No two cases of estate, trust or elder financial abuse litigation are exactly alike. There's always variations that characterize every story. Conflicts between beneficiaries and trustees over estate and trust assets can be cantankerous grudge matches. Family members will battle over items and property valuable to them not only financially, but also emotionally. In these disputes, neither side wants to concede an inch to the other, which means that everyone digs in for a fight. That said, even the following contentious cases can and do regularly go to mediation:

  • Will and trust contests;
  • Allegations of breach of fiduciary duty;
  • Conservatorship disputes;
  • Undue influence claims;
  • Disputes regarding capacity to form a trust or a will;
  • Trustee removal disputes;
  • Disputes regarding advance health care directives; and
  • Pretermitted heir disputes.

What should a client expect at mediation? A mediator is a professional, often a retired judge, and one of the first things they'll do is ask you to tell them your story.

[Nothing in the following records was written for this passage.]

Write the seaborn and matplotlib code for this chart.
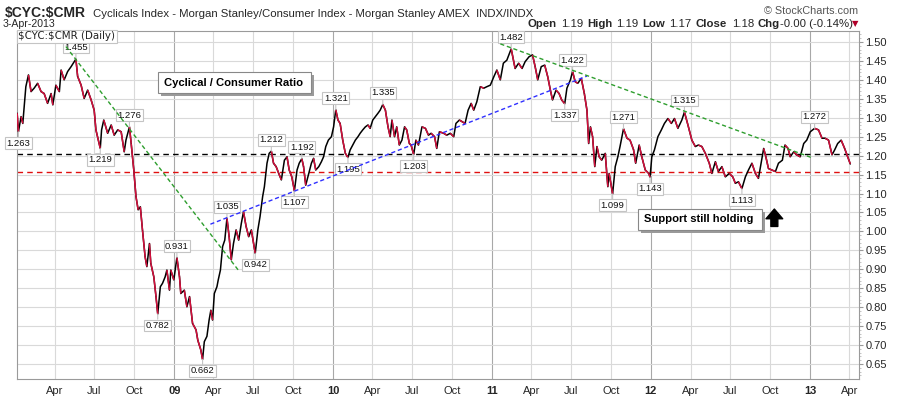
import numpy as np
import pandas as pd
import seaborn as sns
import matplotlib.pyplot as plt
import matplotlib.dates as mdates
import matplotlib.patheffects as pe
from matplotlib.collections import LineCollection

# =========================
# DATA
# =========================
# calendar days after 1 Jan 2009, and the $CYC:$CMR close
day = [-361, -358, -352, -348, -341, -335, -329, -322, -314, -306, -299, -291, -283, -279,
       -272, -264, -260, -253, -245, -237, -226, -222, -214, -207, -199, -191, -184, -180,
       -170, -167, -162, -153, -145, -138, -130, -122, -115, -111, -103, -99, -93, -88,
       -83, -78, -73, -67, -63, -57, -54, -47, -42, -38, -32, -27, -21, -17, -11, -8, -1,
       6, 12, 15, 23, 29, 35, 42, 50, 54, 61, 65, 69, 75, 80, 84, 88, 92, 98, 101, 106,
       111, 116,
       121, 126, 131, 136, 142, 148, 154, 159, 165, 171, 177, 186, 192, 197, 203, 207,
       213, 218, 223, 228, 234, 240, 246, 253, 259, 264, 270, 276, 282, 287, 293, 297,
       302, 309, 315, 320, 325, 332, 338, 343, 348, 354, 361, 366, 371, 376, 381, 387,
       393, 399, 404, 410, 416, 422, 427, 433, 439, 445, 450, 456, 462, 468, 473, 479,
       485, 491, 496, 500, 506, 511, 517, 523, 529, 534, 540, 544, 550, 555, 561, 569,
       577, 584, 590, 598, 603, 609,
       619, 626, 634, 642, 647, 655, 662, 668, 675, 682, 688, 695, 703, 711, 718, 726,
       734, 741, 749, 756, 764, 774, 783, 791, 799, 806, 815, 823, 829, 835, 843, 851,
       858, 864, 869, 877, 884, 890, 897, 902, 910, 915, 921, 927, 935, 942, 948, 952,
       956, 961, 966, 971, 976, 982, 990, 996, 999, 1007, 1013, 1019, 1024, 1032, 1040,
       1047, 1055, 1060, 1068, 1074, 1082,
       1090, 1093, 1097, 1103, 1111, 1119, 1126, 1134, 1142, 1149, 1157, 1166, 1172,
       1180, 1189, 1197, 1204, 1212, 1220, 1229, 1235, 1243, 1250, 1258, 1266, 1275,
       1283, 1289, 1296, 1304, 1312, 1319, 1327, 1335, 1342, 1348, 1354, 1359, 1365,
       1373, 1381, 1388, 1397, 1403, 1410, 1415, 1423, 1430, 1438, 1446, 1453, 1461,
       1471, 1480, 1488, 1495, 1503, 1511, 1517, 1524, 1532, 1540, 1553]
ratio = [1.312, 1.263, 1.303, 1.285, 1.382, 1.413, 1.369, 1.378, 1.391, 1.369, 1.364, 1.338,
         1.364, 1.334, 1.386, 1.369, 1.426, 1.400, 1.422, 1.435, 1.455, 1.409, 1.386, 1.351,
         1.373, 1.347, 1.320, 1.268, 1.219, 1.268, 1.294, 1.259, 1.281, 1.254, 1.268, 1.263,
         1.210, 1.241, 1.276, 1.232, 1.162, 1.092, 1.057, 1.065, 1.003, 0.933, 0.907, 0.968,
         0.916, 0.880, 0.828, 0.782, 0.854, 0.863, 0.880, 0.898, 0.845, 0.898, 0.872, 0.931,
         0.880, 0.836, 0.845, 0.801, 0.828, 0.757, 0.740, 0.713, 0.687, 0.662, 0.709, 0.723,
         0.766, 0.792, 0.766, 0.836, 0.854, 0.872, 0.898, 0.960, 0.977,
         1.035, 0.986, 0.925, 0.968, 1.004, 0.977, 1.021, 1.052, 1.013, 0.986, 1.004, 0.942,
         1.004, 1.039, 1.092, 1.118, 1.180, 1.206, 1.212, 1.180, 1.171, 1.153, 1.136, 1.188,
         1.197, 1.162, 1.144, 1.107, 1.162, 1.180, 1.192, 1.171, 1.122, 1.153, 1.180, 1.193,
         1.162, 1.171, 1.184, 1.197, 1.224, 1.241, 1.250, 1.276, 1.321, 1.294, 1.285, 1.241,
         1.206, 1.195, 1.215, 1.228, 1.241, 1.250, 1.259, 1.268, 1.276, 1.281, 1.272, 1.294,
         1.303, 1.312, 1.320, 1.335, 1.320, 1.276, 1.250, 1.294, 1.250, 1.276, 1.228, 1.241,
         1.276, 1.268, 1.232, 1.228, 1.203, 1.241, 1.228, 1.276, 1.272, 1.254, 1.259, 1.250,
         1.219, 1.263,
         1.259, 1.254, 1.259, 1.250, 1.285, 1.294, 1.289, 1.285, 1.320, 1.338, 1.320, 1.342,
         1.382, 1.378, 1.382, 1.386, 1.408, 1.426, 1.400, 1.444, 1.452, 1.482, 1.430, 1.444,
         1.430, 1.448, 1.461, 1.466, 1.435, 1.400, 1.435, 1.439, 1.408, 1.373, 1.347, 1.373,
         1.364, 1.347, 1.337, 1.378, 1.400, 1.422, 1.395, 1.391, 1.404, 1.364, 1.320, 1.232,
         1.276, 1.250, 1.171, 1.224, 1.197, 1.188, 1.206, 1.118, 1.153, 1.099, 1.171, 1.197,
         1.224, 1.271, 1.246, 1.241, 1.216, 1.180, 1.228, 1.197, 1.162,
         1.153, 1.143, 1.197, 1.215, 1.250, 1.268, 1.285, 1.298, 1.285, 1.298, 1.272, 1.294,
         1.315, 1.281, 1.241, 1.224, 1.228, 1.224, 1.206, 1.180, 1.153, 1.184, 1.158, 1.171,
         1.144, 1.153, 1.144, 1.127, 1.131, 1.113, 1.144, 1.162, 1.180, 1.153, 1.140, 1.180,
         1.219, 1.197, 1.166, 1.162, 1.158, 1.180, 1.188, 1.228, 1.219, 1.197, 1.210, 1.202,
         1.197, 1.232, 1.241, 1.263, 1.272, 1.268, 1.246, 1.246, 1.241, 1.202, 1.215, 1.232,
         1.241, 1.219, 1.178]

# labelled swing highs / lows
peak_day = [-358, -226, -170, -103, -38, 6, 65, 121, 186, 223, 293, 276, 371, 399, 479,
            550, 774, 915, 897, 1032, 1007, 1093, 1172, 1304, 1471]
peak_val = [1.263, 1.455, 1.219, 1.276, 0.782, 0.931, 0.662, 1.035, 0.942, 1.212, 1.192,
            1.107, 1.321, 1.195, 1.335, 1.203, 1.482, 1.422, 1.337, 1.271, 1.099, 1.143,
            1.315, 1.113, 1.272]
peak_side = ["dn", "up", "dn", "up", "dn", "up", "dn", "up", "dn", "up", "up",
             "dn", "up", "dn", "up", "dn", "up", "up", "dn", "up", "dn", "dn",
             "up", "dn", "up"]

# hand-drawn trend lines: (start day, start value, end day, end value)
trend_green_1 = (-249, 1.488, 149, 0.895)
trend_blue = (83, 1.019, 948, 1.410)
trend_green_2 = (749, 1.495, 1466, 1.194)

resistance = 1.2035
support = 1.158

yticks = np.round(np.arange(0.65, 1.501, 0.05), 2)

base = pd.Timestamp("2009-01-01")
df = pd.DataFrame({"date": base + pd.to_timedelta(day, unit="D"), "ratio": ratio})

# =========================
# PLOT
# =========================
sns.set_style("white")
plt.rcParams["font.family"] = ["Liberation Sans", "DejaVu Sans"]

fig = plt.figure(figsize=(9, 3.96), dpi=100)
ax = fig.add_axes([16.7 / 900, 17 / 396, (859 - 16.7) / 900, (379 - 30.7) / 396])

quarters = pd.date_range("2008-04-01", "2013-04-01", freq="QS")
for q in quarters:
    ax.axvline(q, color="#a8a8a8" if q.month == 1 else "#d9d9d9", lw=0.8, zorder=0)
for y in yticks:
    ax.axhline(y, color="#d9d9d9", lw=0.8, zorder=0)

sns.lineplot(data=df, x="date", y="ratio", color="black", lw=1.1, ax=ax,
             estimator=None, zorder=3)
xs = mdates.date2num(df["date"])
pts = np.column_stack([xs, df["ratio"].values])
segs = np.stack([pts[:-1], pts[1:]], axis=1)
down = np.diff(df["ratio"].values) < 0
ax.add_collection(LineCollection(segs[down], colors="#d40f3c", linewidths=1.1, zorder=4))

ax.axhline(resistance, color="black", ls=(0, (4, 3)), lw=1.0, zorder=2)
ax.axhline(support, color="#e01010", ls=(0, (4, 3)), lw=1.0, zorder=2)

for (d0, v0, d1, v1), col in [(trend_green_1, "#2e9e2e"), (trend_blue, "#3030ff"),
                              (trend_green_2, "#2e9e2e")]:
    ax.plot([base + pd.Timedelta(days=d0), base + pd.Timedelta(days=d1)], [v0, v1],
            color=col, ls=(0, (3, 2)), lw=1.0, zorder=6)

for d, v, side in zip(peak_day, peak_val, peak_side):
    off = 7 if side == "up" else -7
    ax.annotate(f"{v:.3f}", xy=(base + pd.Timedelta(days=d), v), xytext=(0, off),
                textcoords="offset pixels", ha="center",
                va="bottom" if side == "up" else "top", fontsize=6.8, color="#111111",
                bbox=dict(boxstyle="square,pad=0.15", fc="white", ec="#c4c4c4", lw=0.8),
                arrowprops=dict(arrowstyle="-", color="#c4c4c4", lw=0.8,
                                shrinkA=0, shrinkB=0),
                zorder=5, annotation_clip=False)

# text boxes with drop shadow
for tx, ty, s in [(0.1745, 0.851, "Cyclical / Consumer Ratio "),
                  (0.7445, 0.458, "Support still holding ")]:
    t = ax.text(tx, ty, s, transform=ax.transAxes, fontsize=8.1, fontweight="bold",
                va="center", color="black",
                bbox=dict(boxstyle="square,pad=0.5", fc="white", ec="#888888", lw=0.8),
                zorder=8)
    t.get_bbox_patch().set_path_effects(
        [pe.SimplePatchShadow(offset=(2, -2), shadow_rgbFace="#9a9a9a", alpha=1),
         pe.Normal()])
ax.annotate("", xy=(0.8995, 0.488), xytext=(0.8995, 0.438), xycoords="axes fraction",
            arrowprops=dict(width=5, headwidth=12, headlength=7, fc="black", ec="black"),
            zorder=8)

ax.text(0.002, 0.998, "\\$CYC:\\$CMR (Daily)", transform=ax.transAxes, fontsize=7.4,
        family="DejaVu Sans", va="top", ha="left", color="#222222",
        bbox=dict(boxstyle="square,pad=0.15", fc="white", ec="#c4c4c4", lw=0.8), zorder=9)

# axes
ax.set_xlim(base + pd.Timedelta(days=-362), base + pd.Timedelta(days=1573))
ax.set_ylim(0.6104, 1.5298)
ax.set_xlabel("")
ax.set_ylabel("")

ax.set_xticks(quarters)
ax.set_xticklabels([q.strftime("%y") if q.month == 1 else q.strftime("%b") for q in quarters],
                   fontsize=8)
for lab, q in zip(ax.get_xticklabels(), quarters):
    if q.month == 1:
        lab.set_fontweight("bold")
ax.tick_params(axis="x", length=2, pad=3, color="#999999")

ax.yaxis.tick_right()
ax.set_yticks(yticks)
ax.set_yticklabels([f"{y:.2f}" for y in yticks], fontsize=8)
ax.set_yticks(np.arange(0.62, 1.53, 0.01), minor=True)
ax.tick_params(axis="y", which="major", length=3, pad=1.5, color="#999999")
ax.tick_params(axis="y", which="minor", length=1.5, color="#bbbbbb", right=True)

for sp in ax.spines.values():
    sp.set_color("#9a9a9a")
    sp.set_linewidth(0.8)

# header
fig.text(5 / 900, 1 - 17 / 396, "\\$CYC:\\$CMR", fontsize=10, fontweight="bold",
         va="baseline")
fig.text(93 / 900, 1 - 17 / 396,
         "Cyclicals Index - Morgan Stanley/Consumer Index - Morgan Stanley AMEX  INDX/INDX",
         fontsize=8.2, va="baseline")
fig.text(3 / 900, 1 - 27 / 396, "3-Apr-2013", fontsize=7.6, va="baseline")
fig.text(858 / 900, 1 - 14 / 396, "© StockCharts.com", fontsize=7.8, va="baseline",
         ha="right", color="#555555")

quote = [(528, "Open", True), (561, "1.19", False), (587, "High", True), (616, "1.19", False),
         (642, "Low", True), (669, "1.17", False), (696, "Close", True), (732, "1.18", False),
         (757, "Chg", True), (780, "-0.00 (-0.14%)", False)]
for px, s, bold in quote:
    fig.text(px / 900, 1 - 27 / 396, s, fontsize=8.2, va="baseline",
             fontweight="bold" if bold else "normal")
fig.text(855 / 900, 1 - 26 / 396, "▼", fontsize=6, va="baseline", ha="center",
         color="#b0002a", family=["DejaVu Sans"])

plt.savefig("out.png", dpi=100)
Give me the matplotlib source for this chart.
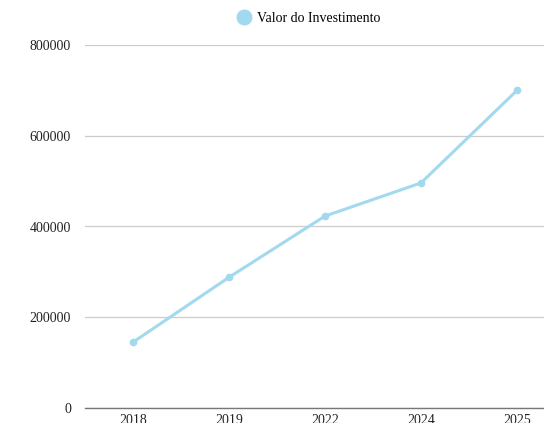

A good mediator's opening statement will go something like this:

"Don't' expect to get your best-day results at a trial. Mediation is a process of give and take, weighing risk and reward, factoring in financial and emotional costs of trial and finding a way toward closure - for finality."

At the same time, don't think that it will turn out to be your worst day, either.

In addition, it's important to note that you, the client, don't have to go to mediation, nor are you under any legal obligation to accept mediation results. A top trust and estate mediator I've worked with on California cases has remarked that in all her years serving as a trial judge, she never saw the parties to a trial happy. Trials can be exhausting, and appeals can place additional strain on a client's emotional well-being.

Are there times when mediation fails and trial is necessary? This does happen. If a rogue trustee or caregiver is stubborn enough or truly believes they're right, we'll be ready for litigation so that a judge or jury can decide. Should a trial be necessary, we represent beneficiaries across California, including in Los Angeles, Orange, Santa Clara, San Mateo, Alameda, Contra Costa and Sacramento Counties.

No matter the venue or time, mediations will come with a context of emotional drama. The task of each party involved isn't to deny these emotions, but to focus on a practical resolution of the conflict so that each side can go home in peace with an equitable settlement reached.